Ireland have always made a merit of working harder and thinking smarter than everyone else. It’s their MO. Their thing. It seems ridiculous that this could be a differentiator in elite sport but maybe it’s true. Maybe they do get up earlier than the rest.
These traits were all over the Irish performance on Saturday night. That level of defence takes effort and it takes brains. When and how to tackle, how not to foul, when it is better to foul, what breakdown to engage, which one to avoid.
The team’s application was equally sharp in attack. Four tries in five visits to the Scottish 22 in that first half told us everything about the difference between these sides. Gregor Townsend and his players knew as much afterwards.
“It’s not like we came out and didn’t fire a shot,” said attack coach Peter Horne. “For the first 20 minutes we played some really good rugby. It’s just they defended like the best team in the world does.
“Credit to them, they held us out when it looked like we were going to score a couple of times. It was frustrating that they starved us of possession and we couldn’t get any field position to try to keep our foot on their throat.
“That 20 minutes before half-time they were incredible.”
Sione Tuipulotu, part of a vaunted Scottish back line that was completely shut down for the first hour, described the Ireland defence as “probably one of the best I’ve played”. To be honest, it’s a take that might just have undersold it.
Ireland delivered some wonderful strike plays but Scotland scrum-half Ali Price and lock Scott Cummings were among those to insist that their conquerors didn’t produce anything from leftfield. There were no magic potions or trick plays, just a sustained level of excellence.
The stats made for interesting reading.
Scotland racked up more metres, more runs, more carries over the gain line, more defenders beaten, more passes, and more offloads. They had 51% territory and 54% possession but then some of Ireland’s numbers didn’t impress on paper after South Africa either.
Among the more important figures both nights were those detailing the breakdown. Ireland engineered nine turnovers to the Boks’ three.
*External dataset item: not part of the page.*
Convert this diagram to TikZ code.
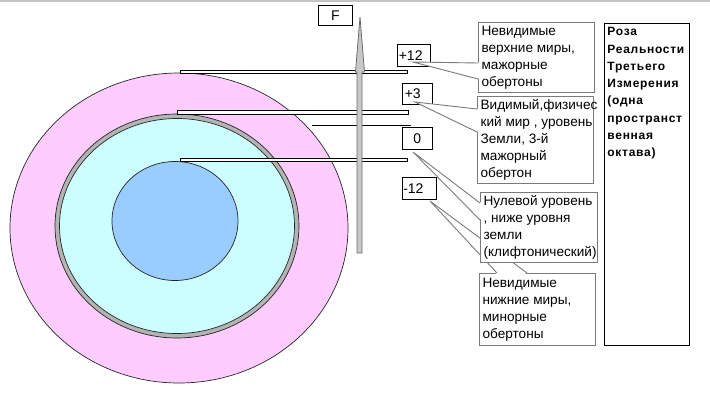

The split was 7/3 against the Scots and they managed some successes against the Scottish lineout as well.
“They go hard at the breakdown, which makes that ball a little bit slower,” said Price, the scrum-half recalled to the starting XV for this and who suffered more than most because of all this Irish pressure. “It gives them more time to set.
“We had opportunities and when we run our shape effectively it can beat the best defences in the world but, credit to Ireland, they are very good at getting over the ball, winning penalties, and slowing us down and it makes it very difficult.”
You wonder what now for the Scots who lost Stuart Hogg to retirement in the summer and brought a squad to France with 13 players already in their 30s and a few others set to join that club in the next year. And this was meant to be their golden generation.